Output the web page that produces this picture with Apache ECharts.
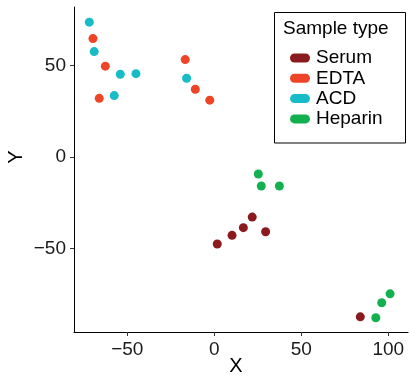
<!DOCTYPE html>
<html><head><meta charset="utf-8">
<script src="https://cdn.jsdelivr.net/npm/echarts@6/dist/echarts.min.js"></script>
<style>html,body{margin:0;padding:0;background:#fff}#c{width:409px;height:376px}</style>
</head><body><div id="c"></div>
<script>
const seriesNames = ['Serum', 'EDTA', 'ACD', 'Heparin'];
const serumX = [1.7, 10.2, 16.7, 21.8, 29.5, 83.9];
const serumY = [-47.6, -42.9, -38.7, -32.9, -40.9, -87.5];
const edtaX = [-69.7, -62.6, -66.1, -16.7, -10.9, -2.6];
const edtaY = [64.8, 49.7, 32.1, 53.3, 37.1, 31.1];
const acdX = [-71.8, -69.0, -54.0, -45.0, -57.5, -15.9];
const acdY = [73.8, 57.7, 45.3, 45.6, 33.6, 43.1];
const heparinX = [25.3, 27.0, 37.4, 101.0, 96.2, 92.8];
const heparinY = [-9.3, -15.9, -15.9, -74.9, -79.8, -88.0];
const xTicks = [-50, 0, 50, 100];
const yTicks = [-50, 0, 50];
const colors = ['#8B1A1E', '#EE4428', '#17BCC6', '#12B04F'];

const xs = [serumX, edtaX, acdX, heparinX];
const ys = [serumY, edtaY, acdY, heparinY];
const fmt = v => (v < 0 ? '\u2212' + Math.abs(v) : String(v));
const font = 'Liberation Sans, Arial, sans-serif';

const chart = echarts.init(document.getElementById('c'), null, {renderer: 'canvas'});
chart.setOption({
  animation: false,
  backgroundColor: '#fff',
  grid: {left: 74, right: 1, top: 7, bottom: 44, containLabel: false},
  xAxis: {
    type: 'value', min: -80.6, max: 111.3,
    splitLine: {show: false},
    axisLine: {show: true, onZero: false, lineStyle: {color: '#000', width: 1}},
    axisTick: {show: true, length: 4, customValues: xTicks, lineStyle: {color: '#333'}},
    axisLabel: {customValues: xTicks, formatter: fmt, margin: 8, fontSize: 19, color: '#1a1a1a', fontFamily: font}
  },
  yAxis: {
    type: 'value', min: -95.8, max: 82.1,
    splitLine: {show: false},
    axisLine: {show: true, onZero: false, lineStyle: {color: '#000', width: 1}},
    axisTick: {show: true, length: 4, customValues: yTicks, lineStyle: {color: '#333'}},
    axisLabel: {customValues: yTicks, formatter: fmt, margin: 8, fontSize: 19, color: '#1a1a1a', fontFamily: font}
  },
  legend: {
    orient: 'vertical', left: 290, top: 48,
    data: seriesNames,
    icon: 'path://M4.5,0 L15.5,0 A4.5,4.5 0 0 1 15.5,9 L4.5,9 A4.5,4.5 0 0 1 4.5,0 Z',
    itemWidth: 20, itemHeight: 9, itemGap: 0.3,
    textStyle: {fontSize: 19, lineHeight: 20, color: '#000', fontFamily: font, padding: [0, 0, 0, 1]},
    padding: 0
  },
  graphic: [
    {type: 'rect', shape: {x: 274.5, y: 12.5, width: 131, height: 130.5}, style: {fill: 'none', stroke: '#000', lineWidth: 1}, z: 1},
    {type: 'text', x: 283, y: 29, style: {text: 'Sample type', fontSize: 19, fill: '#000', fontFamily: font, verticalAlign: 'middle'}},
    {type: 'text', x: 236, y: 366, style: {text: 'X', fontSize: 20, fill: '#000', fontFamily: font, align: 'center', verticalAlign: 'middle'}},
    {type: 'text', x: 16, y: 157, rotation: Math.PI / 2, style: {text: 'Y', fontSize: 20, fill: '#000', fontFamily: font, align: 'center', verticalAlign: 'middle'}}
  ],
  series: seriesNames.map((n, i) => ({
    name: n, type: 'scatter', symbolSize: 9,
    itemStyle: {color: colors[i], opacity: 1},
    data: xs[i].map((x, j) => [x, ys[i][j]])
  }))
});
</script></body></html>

--------------------

(Task details):
Omit pictures; set down the rest of the material word for word.

(Solution to this exercise):
Output the web page that produces this picture with Apache ECharts.
<!DOCTYPE html>
<html><head><meta charset="utf-8">
<script src="https://cdn.jsdelivr.net/npm/echarts@6/dist/echarts.min.js"></script>
<style>html,body{margin:0;padding:0;background:#fff}#c{width:409px;height:376px}</style>
</head><body><div id="c"></div>
<script>
const seriesNames = ['Serum', 'EDTA', 'ACD', 'Heparin'];
const serumX = [1.7, 10.2, 16.7, 21.8, 29.5, 83.9];
const serumY = [-47.6, -42.9, -38.7, -32.9, -40.9, -87.5];
const edtaX = [-69.7, -62.6, -66.1, -16.7, -10.9, -2.6];
const edtaY = [64.8, 49.7, 32.1, 53.3, 37.1, 31.1];
const acdX = [-71.8, -69.0, -54.0, -45.0, -57.5, -15.9];
const acdY = [73.8, 57.7, 45.3, 45.6, 33.6, 43.1];
const heparinX = [25.3, 27.0, 37.4, 101.0, 96.2, 92.8];
const heparinY = [-9.3, -15.9, -15.9, -74.9, -79.8, -88.0];
const xTicks = [-50, 0, 50, 100];
const yTicks = [-50, 0, 50];
const colors = ['#8B1A1E', '#EE4428', '#17BCC6', '#12B04F'];

const xs = [serumX, edtaX, acdX, heparinX];
const ys = [serumY, edtaY, acdY, heparinY];
const fmt = v => (v < 0 ? '\u2212' + Math.abs(v) : String(v));
const font = 'Liberation Sans, Arial, sans-serif';

const chart = echarts.init(document.getElementById('c'), null, {renderer: 'canvas'});
chart.setOption({
  animation: false,
  backgroundColor: '#fff',
  grid: {left: 74, right: 1, top: 7, bottom: 44, containLabel: false},
  xAxis: {
    type: 'value', min: -80.6, max: 111.3,
    splitLine: {show: false},
    axisLine: {show: true, onZero: false, lineStyle: {color: '#000', width: 1}},
    axisTick: {show: true, length: 4, customValues: xTicks, lineStyle: {color: '#333'}},
    axisLabel: {customValues: xTicks, formatter: fmt, margin: 8, fontSize: 19, color: '#1a1a1a', fontFamily: font}
  },
  yAxis: {
    type: 'value', min: -95.8, max: 82.1,
    splitLine: {show: false},
    axisLine: {show: true, onZero: false, lineStyle: {color: '#000', width: 1}},
    axisTick: {show: true, length: 4, customValues: yTicks, lineStyle: {color: '#333'}},
    axisLabel: {customValues: yTicks, formatter: fmt, margin: 8, fontSize: 19, color: '#1a1a1a', fontFamily: font}
  },
  legend: {
    orient: 'vertical', left: 290, top: 48,
    data: seriesNames,
    icon: 'path://M4.5,0 L15.5,0 A4.5,4.5 0 0 1 15.5,9 L4.5,9 A4.5,4.5 0 0 1 4.5,0 Z',
    itemWidth: 20, itemHeight: 9, itemGap: 0.3,
    textStyle: {fontSize: 19, lineHeight: 20, color: '#000', fontFamily: font, padding: [0, 0, 0, 1]},
    padding: 0
  },
  graphic: [
    {type: 'rect', shape: {x: 274.5, y: 12.5, width: 131, height: 130.5}, style: {fill: 'none', stroke: '#000', lineWidth: 1}, z: 1},
    {type: 'text', x: 283, y: 29, style: {text: 'Sample type', fontSize: 19, fill: '#000', fontFamily: font, verticalAlign: 'middle'}},
    {type: 'text', x: 236, y: 366, style: {text: 'X', fontSize: 20, fill: '#000', fontFamily: font, align: 'center', verticalAlign: 'middle'}},
    {type: 'text', x: 16, y: 157, rotation: Math.PI / 2, style: {text: 'Y', fontSize: 20, fill: '#000', fontFamily: font, align: 'center', verticalAlign: 'middle'}}
  ],
  series: seriesNames.map((n, i) => ({
    name: n, type: 'scatter', symbolSize: 9,
    itemStyle: {color: colors[i], opacity: 1},
    data: xs[i].map((x, j) => [x, ys[i][j]])
  }))
});
</script></body></html>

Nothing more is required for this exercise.